Thursday, October 15, 2015

After the Election

I have no idea to what Canada will awake on Tuesday morning. The polls are too close to call and if recent events are any indication, maybe useless in predicting outcomes (someone needs to revise their sampling models!).

Right now my only concern is dislodging Harper. I don't much care what the other parties are promising because election campaigns are silly things built of spin, lies, and blue blue sky. The only thing that counts is what they do after vote day. I mean, I'd be quite happy if they were lying about refusing to form a coalition in order to offset shrieks of "coup d'etat" from the fascists and perhaps an attempt to bully our spongy GG into somehow halting the electoral process or discounting anything other than a Tory victory.

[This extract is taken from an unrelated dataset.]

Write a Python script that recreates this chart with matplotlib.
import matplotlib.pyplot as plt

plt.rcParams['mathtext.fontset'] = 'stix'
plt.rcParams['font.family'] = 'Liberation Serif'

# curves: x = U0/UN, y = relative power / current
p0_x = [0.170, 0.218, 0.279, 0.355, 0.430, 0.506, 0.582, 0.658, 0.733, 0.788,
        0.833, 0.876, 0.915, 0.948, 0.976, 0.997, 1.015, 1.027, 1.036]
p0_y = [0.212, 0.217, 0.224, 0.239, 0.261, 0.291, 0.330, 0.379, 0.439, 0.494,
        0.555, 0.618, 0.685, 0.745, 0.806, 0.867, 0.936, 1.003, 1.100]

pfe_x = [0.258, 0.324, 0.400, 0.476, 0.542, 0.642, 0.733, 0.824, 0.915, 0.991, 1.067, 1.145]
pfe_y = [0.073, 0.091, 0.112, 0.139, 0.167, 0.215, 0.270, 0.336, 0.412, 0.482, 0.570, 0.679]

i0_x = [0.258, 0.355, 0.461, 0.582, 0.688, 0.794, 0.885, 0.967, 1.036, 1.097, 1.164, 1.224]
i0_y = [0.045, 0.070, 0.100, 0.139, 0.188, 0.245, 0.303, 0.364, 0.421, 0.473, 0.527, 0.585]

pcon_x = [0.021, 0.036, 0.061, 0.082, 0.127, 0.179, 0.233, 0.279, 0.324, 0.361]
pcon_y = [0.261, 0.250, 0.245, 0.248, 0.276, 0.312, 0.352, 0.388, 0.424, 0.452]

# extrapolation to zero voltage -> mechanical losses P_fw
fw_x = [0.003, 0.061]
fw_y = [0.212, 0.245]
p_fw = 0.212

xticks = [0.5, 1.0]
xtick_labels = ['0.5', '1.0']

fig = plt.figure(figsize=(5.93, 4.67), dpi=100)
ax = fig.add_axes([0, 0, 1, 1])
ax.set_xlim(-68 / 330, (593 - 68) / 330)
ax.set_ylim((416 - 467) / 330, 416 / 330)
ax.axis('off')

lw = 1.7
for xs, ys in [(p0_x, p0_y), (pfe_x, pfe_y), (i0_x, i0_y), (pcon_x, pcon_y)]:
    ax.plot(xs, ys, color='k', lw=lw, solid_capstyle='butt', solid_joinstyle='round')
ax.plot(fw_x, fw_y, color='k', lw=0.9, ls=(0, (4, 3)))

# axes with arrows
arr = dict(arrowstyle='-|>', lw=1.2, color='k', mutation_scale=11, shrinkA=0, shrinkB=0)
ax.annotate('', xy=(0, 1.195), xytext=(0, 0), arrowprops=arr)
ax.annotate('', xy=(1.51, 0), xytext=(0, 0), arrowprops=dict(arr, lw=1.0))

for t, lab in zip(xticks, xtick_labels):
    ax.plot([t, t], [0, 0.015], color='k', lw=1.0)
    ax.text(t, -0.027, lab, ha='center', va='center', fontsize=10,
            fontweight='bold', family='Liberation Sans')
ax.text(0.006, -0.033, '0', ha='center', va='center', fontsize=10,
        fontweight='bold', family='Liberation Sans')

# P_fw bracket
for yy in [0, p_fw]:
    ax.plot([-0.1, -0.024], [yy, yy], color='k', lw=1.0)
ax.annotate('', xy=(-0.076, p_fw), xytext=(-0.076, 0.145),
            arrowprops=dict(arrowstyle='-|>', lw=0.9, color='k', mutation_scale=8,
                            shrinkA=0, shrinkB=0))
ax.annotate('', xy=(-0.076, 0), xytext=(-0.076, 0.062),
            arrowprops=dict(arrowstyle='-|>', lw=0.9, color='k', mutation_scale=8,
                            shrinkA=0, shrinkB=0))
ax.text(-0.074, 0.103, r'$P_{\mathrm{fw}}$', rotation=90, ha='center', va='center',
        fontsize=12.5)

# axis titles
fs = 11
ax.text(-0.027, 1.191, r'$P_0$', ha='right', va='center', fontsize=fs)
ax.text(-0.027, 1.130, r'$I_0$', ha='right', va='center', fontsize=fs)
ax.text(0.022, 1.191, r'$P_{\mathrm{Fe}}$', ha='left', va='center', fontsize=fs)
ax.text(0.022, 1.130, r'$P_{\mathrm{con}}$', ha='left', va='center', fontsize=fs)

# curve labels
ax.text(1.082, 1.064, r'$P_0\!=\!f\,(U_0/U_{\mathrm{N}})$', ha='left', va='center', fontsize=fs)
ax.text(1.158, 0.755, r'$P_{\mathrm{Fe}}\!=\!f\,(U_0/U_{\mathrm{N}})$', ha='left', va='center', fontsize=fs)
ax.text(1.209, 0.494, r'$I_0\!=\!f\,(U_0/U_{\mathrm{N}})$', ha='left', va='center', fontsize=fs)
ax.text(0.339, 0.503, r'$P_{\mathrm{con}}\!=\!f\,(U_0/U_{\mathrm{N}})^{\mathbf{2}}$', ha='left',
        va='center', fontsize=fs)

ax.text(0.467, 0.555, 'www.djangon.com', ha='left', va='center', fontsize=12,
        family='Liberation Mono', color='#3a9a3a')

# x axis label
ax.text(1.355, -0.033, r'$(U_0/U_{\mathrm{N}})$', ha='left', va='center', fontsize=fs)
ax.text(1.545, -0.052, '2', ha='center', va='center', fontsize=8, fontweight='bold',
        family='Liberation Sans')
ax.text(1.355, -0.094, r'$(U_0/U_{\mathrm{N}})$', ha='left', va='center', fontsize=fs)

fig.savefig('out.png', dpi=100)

Still, should Harper form the next government, especially a majority, so be it. There is no cosmic law that says his foetid government will have moral legitimacy, even in the freak event that it is awarded a fraud-less victory. The social contract will be broken, absolving the public of any moral obligation to conform to the wishes of the Conservatives.

It would open up a vast space for provincial, local, and grassroots social and political innovation and transformation.  The federal government is a lot less necessary in practical terms than it believes.

Provinces have enough constitutional power to run themselves, and there are millions of Canadians with great ideas and skills who can put their energy into building the kind of country we want.  But we might have to work for it.

1 comment:

RevDave said...

I suppose in a sense you're right because we will have no choice.

However, this sort of "state's rights" approach happens to precisely mirror Harper's own philosophy. And the Tea Party's.

I wouldn't want to give up on the federal government just yet.